Remember that data centers and servers are stored in physical locations. The last thing any business wants or needs is for someone simply to walk in and mess with the physical servers. This type of security is a very complex and nuanced subject, so it’s always best to research as much as possible and seek out advice from trusted industry leaders like Trend Micro in cloud security and all its various intricacies.
Follow Compliance Standards
Compliance is essential when it comes to security within the cloud. There are a lot of different compliance standards involved with any business, but cloud security has a few of its own. It’s important to remember that cloud responsibility is a shared model between the organization and the cloud providers themselves.
It’s up to you to secure your cloud, but they should be following established compliance standards already while your organization should strive to do the same. Cloud security programs help reinforce this.
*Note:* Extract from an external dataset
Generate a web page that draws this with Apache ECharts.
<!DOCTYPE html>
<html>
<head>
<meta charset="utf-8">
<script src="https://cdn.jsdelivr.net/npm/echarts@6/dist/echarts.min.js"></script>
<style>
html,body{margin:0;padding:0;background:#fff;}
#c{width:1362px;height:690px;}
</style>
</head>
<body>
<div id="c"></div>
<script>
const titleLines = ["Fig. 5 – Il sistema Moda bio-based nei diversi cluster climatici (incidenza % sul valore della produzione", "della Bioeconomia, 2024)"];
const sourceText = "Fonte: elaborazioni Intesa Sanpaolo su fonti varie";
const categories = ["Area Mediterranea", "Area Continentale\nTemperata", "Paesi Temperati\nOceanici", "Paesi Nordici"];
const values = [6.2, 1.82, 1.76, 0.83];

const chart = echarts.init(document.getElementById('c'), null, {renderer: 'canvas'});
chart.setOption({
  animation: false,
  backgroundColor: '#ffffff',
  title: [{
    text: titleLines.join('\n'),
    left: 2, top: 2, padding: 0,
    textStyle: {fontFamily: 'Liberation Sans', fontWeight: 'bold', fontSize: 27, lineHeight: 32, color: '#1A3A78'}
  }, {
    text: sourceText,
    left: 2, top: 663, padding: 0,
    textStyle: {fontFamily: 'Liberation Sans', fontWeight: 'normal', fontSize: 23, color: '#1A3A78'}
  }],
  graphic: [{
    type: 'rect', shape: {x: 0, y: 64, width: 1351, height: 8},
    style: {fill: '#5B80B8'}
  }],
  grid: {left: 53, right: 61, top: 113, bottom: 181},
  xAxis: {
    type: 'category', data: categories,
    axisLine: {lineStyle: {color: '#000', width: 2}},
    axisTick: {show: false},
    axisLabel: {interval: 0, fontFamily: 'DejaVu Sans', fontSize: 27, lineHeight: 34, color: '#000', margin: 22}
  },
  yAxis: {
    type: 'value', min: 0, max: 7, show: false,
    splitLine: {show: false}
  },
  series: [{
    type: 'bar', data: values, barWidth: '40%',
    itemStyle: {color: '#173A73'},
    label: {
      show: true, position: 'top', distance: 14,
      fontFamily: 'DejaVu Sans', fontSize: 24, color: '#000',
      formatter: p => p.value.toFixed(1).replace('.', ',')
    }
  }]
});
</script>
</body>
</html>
Here’s a quick overview of typical cloud compliance standards:
- International Organization for Standardization (ISO)
- Health Insurance Portability and Accountability Act (HIPAA)
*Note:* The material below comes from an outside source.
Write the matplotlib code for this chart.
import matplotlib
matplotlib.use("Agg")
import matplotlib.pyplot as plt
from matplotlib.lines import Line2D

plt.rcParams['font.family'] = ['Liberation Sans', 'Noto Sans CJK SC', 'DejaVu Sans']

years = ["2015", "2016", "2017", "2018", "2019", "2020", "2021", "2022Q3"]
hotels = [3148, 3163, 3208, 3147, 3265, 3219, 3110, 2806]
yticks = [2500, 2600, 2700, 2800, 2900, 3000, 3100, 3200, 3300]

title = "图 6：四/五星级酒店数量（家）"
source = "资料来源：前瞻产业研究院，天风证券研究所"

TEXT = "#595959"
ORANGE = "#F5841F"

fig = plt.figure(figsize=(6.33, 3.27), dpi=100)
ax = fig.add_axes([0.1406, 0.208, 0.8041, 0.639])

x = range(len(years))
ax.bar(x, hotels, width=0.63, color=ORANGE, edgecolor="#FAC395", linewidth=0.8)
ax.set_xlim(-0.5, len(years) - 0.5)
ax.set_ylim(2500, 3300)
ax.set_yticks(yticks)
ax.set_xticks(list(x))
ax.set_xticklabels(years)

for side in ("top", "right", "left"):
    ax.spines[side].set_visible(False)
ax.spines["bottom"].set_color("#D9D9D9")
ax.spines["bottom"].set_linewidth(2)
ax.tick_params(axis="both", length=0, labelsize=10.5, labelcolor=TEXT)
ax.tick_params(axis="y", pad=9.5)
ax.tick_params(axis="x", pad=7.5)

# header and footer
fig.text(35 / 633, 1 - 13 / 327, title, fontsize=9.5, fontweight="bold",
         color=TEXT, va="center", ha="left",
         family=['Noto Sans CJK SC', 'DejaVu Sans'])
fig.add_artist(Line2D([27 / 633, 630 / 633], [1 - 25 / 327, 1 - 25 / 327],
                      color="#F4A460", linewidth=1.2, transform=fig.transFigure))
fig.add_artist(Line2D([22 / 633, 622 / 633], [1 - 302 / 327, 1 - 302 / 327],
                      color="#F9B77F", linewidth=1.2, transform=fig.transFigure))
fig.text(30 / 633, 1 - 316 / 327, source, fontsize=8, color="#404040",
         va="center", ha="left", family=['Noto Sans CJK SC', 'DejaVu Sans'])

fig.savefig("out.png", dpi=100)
- General Data Protection Regulation (GDPR)
- Federal Risk and Authorization Management Program (FedRAMP)
- Payment Card Industry Data Security Standard (PCI DSS)
- Federal Information Security Management Act (FISMA)
Organizations need to be in compliance with established regulations to avoid legal issues and to help run things properly and securely.
Another useful cloud security method is to use encryption for any data you’re uploading to the cloud. Encryption encodes your data before it’s transferred to the cloud. It could be symmetric (where the encryption and decryption keys are the same) or asymmetric (where a private and public key are needed).
Encryption secures and protects confidential data as it moves over various computer systems and the web. It offers constant protection, increased privacy, and better overall integrity. Remember to encrypt data prior to uploading it to the cloud and back up your data often.